Горе матери, расстающейся с дочерью - невестой или сыном  -рекрутом, в песнях проводов (келян гур) сопоставляется с болью гусыни, потерявшей гусёнка:

«Та-ра-рак!» - но кароз у  к тӧдъы но ӟазегед, / «Та-ра-рак!» - вскрикнет белая гусыня,

Вордылэм но пиоссэ душес басьтыку. / Когда гусёнка ястреб схватит.

«Ой-ой-ой!» - но шуоз ук вордылэм но анаед, / «Ой-ой-ой!» - запричитает родимая мать,

Вордылэм но пиоссэ армие басьтыку. / Когда родного сына в армию заберут[3].

Из композиционных форм обрядовой  песни наиболее характерны диалогическое  и повествовательно-монологическое построения[6].

Песни семейных обрядов

Обрядовый фольклор семейно-бытового функционирования удмуртов составляют четыре группы напевов: свадебные, гостевые, похоронно-поминальные и рекрутские.

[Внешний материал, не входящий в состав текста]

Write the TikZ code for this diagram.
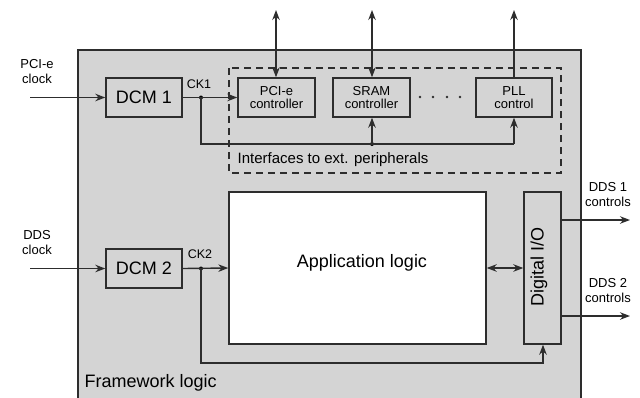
\documentclass[tikz,border=0pt]{standalone}
\usepackage{fontspec}
\setmainfont{Liberation Sans}
\usetikzlibrary{arrows.meta}
\definecolor{bg}{RGB}{212,212,212}
\definecolor{ln}{RGB}{45,45,45}
\begin{document}
\begin{tikzpicture}[x=1pt,y=-1pt,
  line width=1.4pt,
  tip/.style={-{Stealth[length=10pt,width=7.5pt]}},
  dtip/.style={{Stealth[length=10pt,width=7.5pt]}-{Stealth[length=10pt,width=7.5pt]}},
  blk/.style={draw=ln,fill=bg,inner sep=0pt,font=\fontsize{18}{20}\selectfont},
  sblk/.style={draw=ln,fill=bg,inner sep=0pt,minimum height=39pt,align=center,font=\fontsize{13}{15}\selectfont},
  lbl/.style={inner sep=0pt,align=center,font=\fontsize{13}{15}\selectfont},
  jdot/.style={circle,fill=black,inner sep=0pt,minimum size=4pt}]
\useasboundingbox (0,0) rectangle (640,397);
\clip (0,0) rectangle (640,397);
% framework
\draw[ln,fill=bg,line width=1.6pt] (78,50) rectangle (581,420);
\node[inner sep=0pt,anchor=west,font=\fontsize{18}{20}\selectfont] (fw) at (84,383) {Framework logic};
% dashed interfaces box
\draw[ln,dash pattern=on 7pt off 5pt] (229,68) rectangle (561,173);
\node[inner sep=0pt,anchor=west,font=\fontsize{15}{17}\selectfont] (ifc) at (237,160) {Interfaces to ext. peripherals};
% blocks
\node[blk,minimum width=76pt,minimum height=39pt] (dcm1) at (144,97.5) {DCM 1};
\node[blk,minimum width=76pt,minimum height=39pt] (dcm2) at (144,268.5) {DCM 2};
\node[sblk,minimum width=77pt] (pcie) at (276.5,97.5) {PCI-e\\[-2pt]controller};
\node[sblk,minimum width=77pt] (sram) at (371.5,97.5) {SRAM\\[-2pt]controller};
\node[sblk,minimum width=76pt] (pll) at (514,97.5) {PLL\\[-2pt]control};
\node[draw=ln,fill=white,minimum width=257pt,minimum height=152pt,inner sep=0pt] (app) at (357.5,268) {};
\node[inner sep=0pt,font=\fontsize{18}{20}\selectfont] (apptxt) at (362,263) {Application logic};
\node[draw=ln,fill=bg,minimum width=37pt,minimum height=152pt,inner sep=0pt] (dio) at (542.5,268) {};
\node[inner sep=0pt,rotate=90,font=\fontsize{18}{20}\selectfont] (diotxt) at (539,267) {Digital I/O};
% dots between controllers
\foreach \xx in {420,433,447,460} \fill[ln] (\xx,97) circle (1.3pt);
% labels
\node[lbl] (l1) at (37,72) {PCI-e\\clock};
\node[lbl] (l2) at (37,243) {DDS\\clock};
\node[lbl] (l3) at (608,195) {DDS 1\\controls};
\node[lbl] (l4) at (608,291) {DDS 2\\controls};
\node[lbl,font=\fontsize{12.5}{14}\selectfont] (ck1) at (199,84) {CK1};
\node[lbl,font=\fontsize{12.5}{14}\selectfont] (ck2) at (200,254) {CK2};
% coordinates
\coordinate (in1) at (30,97.5);
\coordinate (in2) at (30,268.5);
\coordinate (out1) at (630,220);
\coordinate (out2) at (630,316);
\coordinate (t1) at (276,10);
\coordinate (t2) at (372,10);
\coordinate (t3) at (514,10);
\node[jdot] (j1) at (201,97.5) {};
\node[jdot] (j2) at (372,144) {};
\node[jdot] (j3) at (201,268.5) {};
\coordinate (c1) at (201,144);
\coordinate (c2) at (514,144);
\coordinate (c3) at (201,363);
\coordinate (c4) at (543,363);
% connectors
\draw[ln,tip] (in1) -- (dcm1.west);
\draw[ln,tip] (in2) -- (dcm2.west);
\draw[ln,tip] (dcm1.east) -- (pcie.west);
\draw[ln,tip] (dcm2.east) -- (app.west);
\draw[ln] (j1.center) -- (c1) -- (c2);
\draw[ln,tip] (j2.center) -- (sram.south -| j2);
\draw[ln,tip] (c2) -- (pll.south -| c2);
\draw[ln,dtip] (t1) -- (pcie.north -| t1);
\draw[ln,dtip] (t2) -- (sram.north -| t2);
\draw[ln,tip] (pll.north -| t3) -- (t3);
\draw[ln,tip] (j3.center) -- (c3) -- (c4) -- (dio.south -| c4);
\draw[ln,dtip] (app.east |- dio) -- (dio.west);
\draw[ln,tip] (dio.east |- out1) -- (out1);
\draw[ln,tip] (dio.east |- out2) -- (out2);
\end{tikzpicture}
\end{document}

В песнях свадебного обряда прежде всего выделяют песни невесты. Свадьба не всегда была радостным событием для девушки. Ей приходилось покинуть родных, родной дом, деревню, уехать в чужую семью, привыкать к новому окружению. Ситуация усугублялась еще и тем, что зачастую родители договаривались о браке детей, не спрашивая их согласия, и девушке приходилось выйти замуж за нелюбимого человека. В своих песнях она грустила о том, что ее молодость закончилась, жаловалась на родителей за то, что они отправляют ее в чужую семью, горевала о недоделанной работе, сетовала на то, что родители напрасно ее вырастили. Нередко в песнях невесты встречается мотив сравнения расставания с молодостью со смертью. В некоторых песнях, не говоря напрямую о смерти, девушка видит, как ее тело становится землей, руки – мусором в воде, платье – сетью, мониста – рыбной чешуей. В других песнях она говорит о том, что нужно сделать ее родным, когда будут хоронить ее. Не смотря на то, что подобные настроения в песнях невесты встречаются довольно часто, это не означает того, что девушка думала о самоубийстве. Эти мотивы связаны региозными верованиями удмуртов и представлением наиболее важных моментов в жизни - свадьбы, проводов в армию - как нового рождения. Умирает девушка, невеста – рождается женщина, жена.